You probably use text messaging to Tweet your friends, classmates or colleagues. In the developing world, more and more people are exploring the “killer app” of messaging and related technologies to earn their livelihood and escape poverty.

Helping smallholder farmers in Southeast Asia to use information and communications technology (ICT) to improve their lot is the purpose of a new project involving U of G’s Helen Hambly.

This fall, the professor in the School of Environmental Design and Rural Development (SEDRD) made her first-ever visit to Sri Lanka under the three-year, $200,000 project funded by the Social Sciences and Humanities Research Council (SSHRC).

The project involving Canadian and Sri Lankan academics is led by Gordon Gow, director of the graduate program in communication and technology at the University of Alberta’s faculty of extension.

Gow invited Hambly a year ago to join the team. She teaches in SEDRD’s capacity development and extension program, and has worked with Farm Radio International and rural radio in Africa, notably in Ghana.

“Her work with Farm Radio International caught my eye,” says Gow, “and her work that connects agricultural extension to new communications technologies positions her as an excellent co-investigator.”

Text messaging – called short messaging systems (SMS) in developing countries – allows smallholder farmers to use cellphones to gain information for tending their small plots.

Women harvest onions in Sri Lanka.

Says Hambly, “Farmers around the world have almost no access to a telephone main line, but they have pervasive use of cellphones. Text messaging is the killer app.”

For example, an extension service might text farmers about an upcoming field school on pesticide resistance in rice.
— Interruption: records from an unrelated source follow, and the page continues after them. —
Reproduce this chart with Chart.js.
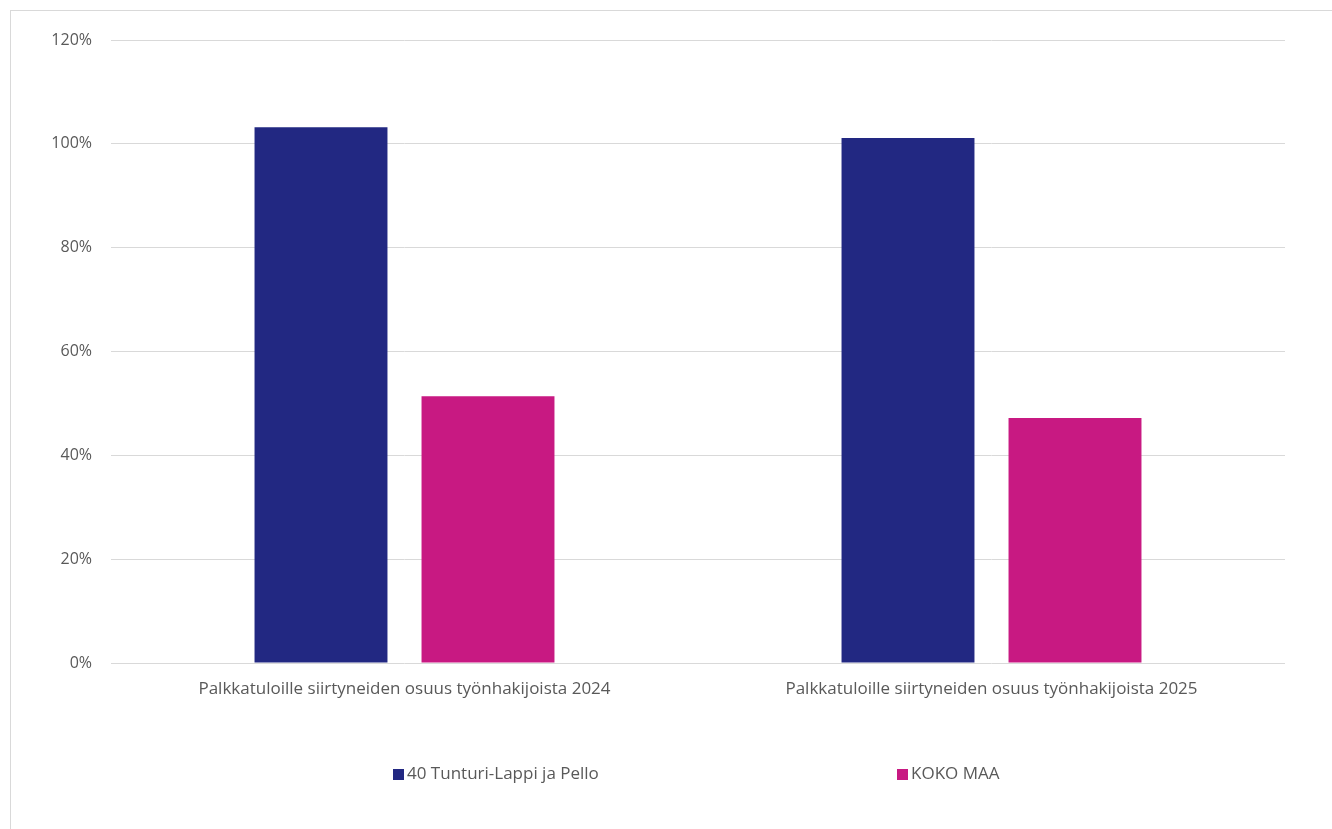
<!DOCTYPE html>
<html>
<head>
<meta charset="utf-8">
<script src="https://cdn.jsdelivr.net/npm/chart.js@4"></script>
<style>
    body { margin: 0; background: #fff; font-family: "Open Sans", sans-serif; }
    #frame { position: absolute; left: 10px; top: 10px; width: 1340px; height: 840px; border: 1px solid #d9d9d9; }
    #wrap { position: absolute; left: 0; top: 0; width: 1332px; height: 829px; }
    .legend-item { position: absolute; top: 761px; font-size: 17px; color: #595959; white-space: nowrap; }
    .legend-item span { display: inline-block; width: 11px; height: 11px; margin-right: 3px; vertical-align: -1px; }
</style>
</head>
<body>
<div id="frame"></div>
<div id="wrap"><canvas id="chart" width="1332" height="829"></canvas></div>
<div id="legend"></div>
<script>
const categories = [
    "Palkkatuloille siirtyneiden osuus työnhakijoista 2024",
    "Palkkatuloille siirtyneiden osuus työnhakijoista 2025"
];
const seriesNames = ["40 Tunturi-Lappi ja Pello", "KOKO MAA"];
const tunturiValues = [103.2, 101.1];
const kokoMaaValues = [51.4, 47.2];
const seriesColors = ["#222882", "#C81982"];
const yTicks = [0, 20, 40, 60, 80, 100, 120];

// Legend (spread like the original)
const legendX = [393, 897];
const legendEl = document.getElementById("legend");
seriesNames.forEach((name, i) => {
    const div = document.createElement("div");
    div.className = "legend-item";
    div.style.left = legendX[i] + "px";
    div.innerHTML = `<span style="background:${seriesColors[i]}"></span>${name}`;
    legendEl.appendChild(div);
});

const ctx = document.getElementById("chart").getContext("2d");
new Chart(ctx, {
    type: "bar",
    data: {
        labels: categories,
        datasets: [
            { label: seriesNames[0], data: tunturiValues, backgroundColor: seriesColors[0] },
            { label: seriesNames[1], data: kokoMaaValues, backgroundColor: seriesColors[1] }
        ]
    },
    options: {
        responsive: false,
        animation: false,
        categoryPercentage: 0.569,
        barPercentage: 0.796,
        layout: { padding: { top: 40, right: 47, left: 0, bottom: 0 } },
        scales: {
            y: {
                min: 0,
                max: 120,
                afterBuildTicks: (scale) => { scale.ticks = yTicks.map(v => ({ value: v })); },
                afterFit: (scale) => { scale.width = 111; },
                grid: { color: "#d9d9d9", drawTicks: false },
                border: { display: false },
                ticks: {
                    padding: 19,
                    color: "#595959",
                    font: { family: "Open Sans", size: 16 },
                    callback: (v) => v + "%"
                }
            },
            x: {
                afterFit: (scale) => { scale.height = 166; },
                grid: { display: false, drawTicks: false },
                border: { display: false },
                ticks: {
                    padding: 16,
                    color: "#595959",
                    font: { family: "Open Sans", size: 17 }
                }
            }
        },
        plugins: {
            legend: { display: false },
            tooltip: { enabled: false }
        }
    }
});
</script>
</body>
</html>
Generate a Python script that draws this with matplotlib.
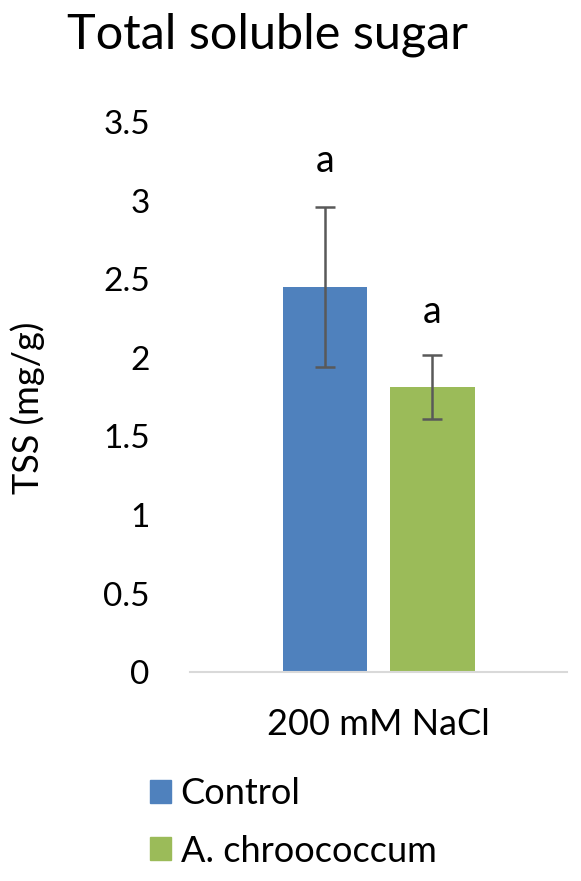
import numpy as np
import matplotlib.pyplot as plt
from matplotlib.patches import Patch

plt.rcParams['font.family'] = ['Lato', 'DejaVu Sans']

# data
groups = ['Control', 'A. chroococcum']
means = [2.45, 1.815]
errors = [0.51, 0.205]
letters = ['a', 'a']
colors = ['#4F81BD', '#9BBB59']
category = '200 mM NaCl'

fig = plt.figure(figsize=(5.81, 8.81), dpi=100)
ax = fig.add_axes([0.327, 0.237, 0.649, 0.6245])

offsets = [-0.142, 0.143]
width = 0.225
for i in range(len(groups)):
    ax.bar(offsets[i], means[i], width=width, color=colors[i], zorder=2)
    ax.errorbar(offsets[i], means[i], yerr=errors[i], color='#595959',
                elinewidth=1.8, capsize=7, capthick=1.8, zorder=3)

# letters above the error bars
ax.text(offsets[0], 3.25, letters[0], ha='center', va='center', fontsize=27)
ax.text(offsets[1], 2.29, letters[1], ha='center', va='center', fontsize=27)

ax.set_xlim(-0.5, 0.5)
ax.set_ylim(0, 3.5)
ax.set_yticks(np.arange(0, 3.51, 0.5))
ax.set_yticklabels(['0', '0.5', '1', '1.5', '2', '2.5', '3', '3.5'], fontsize=24)
ax.set_xticks([0])
ax.set_xticklabels([category], fontsize=26)
ax.tick_params(axis='both', length=0)
ax.tick_params(axis='y', pad=29)
ax.tick_params(axis='x', pad=26)

for s in ['top', 'right', 'left']:
    ax.spines[s].set_visible(False)
ax.spines['bottom'].set_color('#D9D9D9')
ax.spines['bottom'].set_linewidth(1.5)

fig.text(0.048, 0.537, 'TSS (mg/g)', rotation=90, ha='center', va='center', fontsize=26)
fig.text(0.46, 0.960, 'Total soluble sugar', ha='center', va='center', fontsize=35)

handles = [Patch(color=c) for c in colors]
fig.legend(handles, groups, loc='upper left', bbox_to_anchor=(0.233, 0.134),
           frameon=False, fontsize=26, handlelength=0.6, handleheight=0.6,
           handletextpad=0.25, labelspacing=0.67, borderaxespad=0)

plt.savefig('out.png', dpi=100)
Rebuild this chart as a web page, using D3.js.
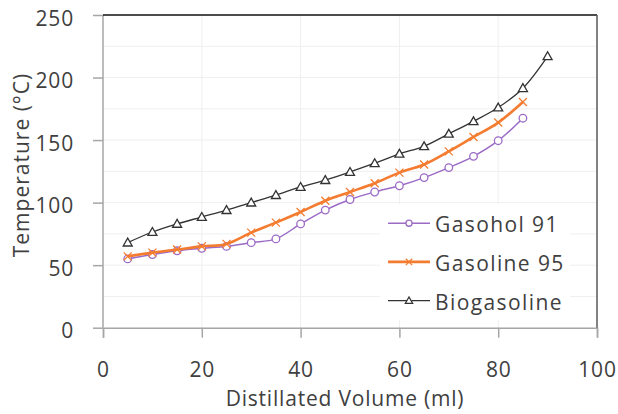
<!DOCTYPE html>
<html><head><meta charset="utf-8">
<script src="https://cdn.jsdelivr.net/npm/d3@7"></script>
<style>body{margin:0;background:#fff}svg{display:block;font-family:"Open Sans","Noto Sans",sans-serif}</style>
</head><body>
<script>
const volumes = [5,10,15,20,25,30,35,40,45,50,55,60,65,70,75,80,85];
const volumesBio = [5,10,15,20,25,30,35,40,45,50,55,60,65,70,75,80,85,90];
const gasohol91 = [55,58.5,61.5,63.5,65,68,71,83,94,102.5,108.5,113.5,120,128,137,149.5,167.5];
const gasoline95 = [57,60,62.5,65,67,76,84,92.5,101.5,108.5,115.5,124,130.5,141,152.5,164,180.5];
const biogasoline = [68,76.5,83,88.5,94,100,106,112.5,118,124.5,131.5,139,145,155,165,176,191.5,217];
const seriesNames = ["Gasohol 91","Gasoline 95","Biogasoline"];
const xTicks = [0,20,40,60,80,100];
const yTicks = [0,50,100,150,200,250];

const W=618,H=414;
const L=103,R=597,T=15,B=327.7;
const svg=d3.select("body").append("svg").attr("width",W).attr("height",H);
const x=d3.scaleLinear().domain([0,100]).range([L,R]);
const y=d3.scaleLinear().domain([0,250]).range([B,T]);
const textCol="#404040";
const FS="21px";

// gridlines
const g=svg.append("g");
g.selectAll(".hg").data(d3.range(25,250,25)).join("line")
 .attr("x1",L).attr("x2",R).attr("y1",d=>y(d)).attr("y2",d=>y(d))
 .attr("stroke","#efefef").attr("stroke-width",1);
g.selectAll(".vg").data(xTicks.slice(1,-1)).join("line")
 .attr("x1",d=>x(d)).attr("x2",d=>x(d)).attr("y1",T).attr("y2",B)
 .attr("stroke","#efefef").attr("stroke-width",1);

// axes
const xAxis=svg.append("g").attr("transform",`translate(0,${B})`)
 .call(d3.axisBottom(x).tickValues(xTicks).tickSize(10).tickPadding(24));
const yAxis=svg.append("g").attr("transform",`translate(${L},0)`)
 .call(d3.axisLeft(y).tickValues(yTicks).tickSize(10).tickPadding(19));
[xAxis,yAxis].forEach(a=>{
  a.select(".domain").attr("stroke","#a6a6a6").attr("stroke-width",1.5);
  a.selectAll(".tick line").attr("stroke","#a6a6a6").attr("stroke-width",1.5);
  a.selectAll("text").attr("fill",textCol).style("font-size",FS)
   .style("letter-spacing","0.8px").style("font-family","'Open Sans','Noto Sans',sans-serif");
});
yAxis.selectAll("text").attr("dy","10px");
yAxis.select(".domain").attr("d",`M0,${y(250)}V${y(0)}`);
// top & right frame
svg.append("line").attr("x1",L).attr("x2",R).attr("y1",T).attr("y2",T).attr("stroke","#111").attr("stroke-width",1.5);
svg.append("line").attr("x1",R).attr("x2",R).attr("y1",T).attr("y2",B).attr("stroke","#595959").attr("stroke-width",1.5);

// axis titles
svg.append("text").attr("x",345).attr("y",406).attr("text-anchor","middle")
 .attr("fill",textCol).style("font-size",FS).style("letter-spacing","0.8px").text("Distillated Volume (ml)");
svg.append("text").attr("transform",`translate(28.5,165) rotate(-90)`).attr("text-anchor","middle")
 .attr("fill",textCol).style("font-size",FS).style("letter-spacing","1px").text("Temperature (°C)");

// legend background
svg.append("rect").attr("x",380).attr("y",204).attr("width",190).attr("height",116).attr("fill","#fff");

const curve=d3.curveCatmullRom.alpha(0.5);
const series=[
 {name:seriesNames[0],xs:volumes,ys:gasohol91,color:"#9b6bc6",w:1.5,m:"circle"},
 {name:seriesNames[1],xs:volumes,ys:gasoline95,color:"#f47c30",w:2.6,m:"x"},
 {name:seriesNames[2],xs:volumesBio,ys:biogasoline,color:"#333333",w:1.3,m:"tri"}
];
function marker(sel,s,cx,cy,k=1){
  if(s.m==="circle"){
    sel.append("circle").attr("cx",cx).attr("cy",cy).attr("r",3.8*k).attr("fill","#fff").attr("stroke",s.color).attr("stroke-width",1.3);
  } else if(s.m==="x"){
    const r=4*k;
    sel.append("path").attr("d",`M${cx-r},${cy-r}L${cx+r},${cy+r}M${cx-r},${cy+r}L${cx+r},${cy-r}`).attr("stroke",s.color).attr("stroke-width",1.3).attr("fill","none");
  } else {
    const r=4.5*k;
    sel.append("path").attr("d",`M${cx},${cy-r}L${cx+r},${cy+r*0.75}L${cx-r},${cy+r*0.75}Z`).attr("fill","#fff").attr("stroke",s.color).attr("stroke-width",1.3);
  }
}
const line=d3.line().x(d=>x(d[0])).y(d=>y(d[1])).curve(curve);
series.forEach(s=>{
  const pts=s.xs.map((v,i)=>[v,s.ys[i]]);
  svg.append("path").datum(pts).attr("d",line).attr("fill","none").attr("stroke",s.color).attr("stroke-width",s.w);
  const mg=svg.append("g");
  pts.forEach(p=>marker(mg,s,x(p[0]),y(p[1])));
});

// legend
series.forEach((s,i)=>{
  const ly=223.2+i*38.7;
  svg.append("line").attr("x1",388).attr("x2",430).attr("y1",ly).attr("y2",ly).attr("stroke",s.color).attr("stroke-width",s.w);
  marker(svg,s,409,ly,0.8);
  svg.append("text").attr("x",435).attr("y",ly+9).attr("fill",textCol).style("font-size",FS).style("letter-spacing","1.4px").text(s.name);
});
</script>
</body></html>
Or producers might receive messages with crop management advice, weather information, availability of plants or livestock, or soil test results.

Podcasts may be archived on the internet for farmers to listen later. Interactive services would allow farmers to ask experts about a particular problem.

The team plans to establish texting and radio and extension services for farmers in the study area around Kandy in central Sri Lanka.

There and elsewhere in the country, farmers tend rice, vegetables and a few livestock animals on plots no larger than about two hectares.

“The goal is to develop a system of digital extension through integrated SMS radio and face-to-face services for resource-poor farmers.” The Guelph professor says the project will focus on women’s use of the technology.

Literacy levels are low for many rural residents in developing countries. “Voice and text messaging might be appropriate,” she says, adding that bringing extension services to farmers might help them diversify crops and livestock.

Hambly will use part of the SSHRC funding to pay for graduate student scholarships for the project, starting with a U of G master’s student this fall.

She visited Sri Lanka for a workshop held by the federal agriculture department and the University of Perediniya (two other Sri Lankan universities are also involved). “This is a real venture for me into an unknown area.”

She has discussed the project with SEDRD professor Jana Janakiram and Prof. Naresh Thevathasan, School of Environmental Sciences. Both originally from Sri Lanka, they have studied the use of cellphones to deliver agronomic information to farmers in southern India. Click here to read the At Guelph story.

In Sri Lanka, the new team will work with a regional ICT thinktank called LIRNEAsia (funded partly by the International Development Research Centre of Canada) and with Wayamba University.

The project also involves Frontline SMS, an American company that provides text messaging software.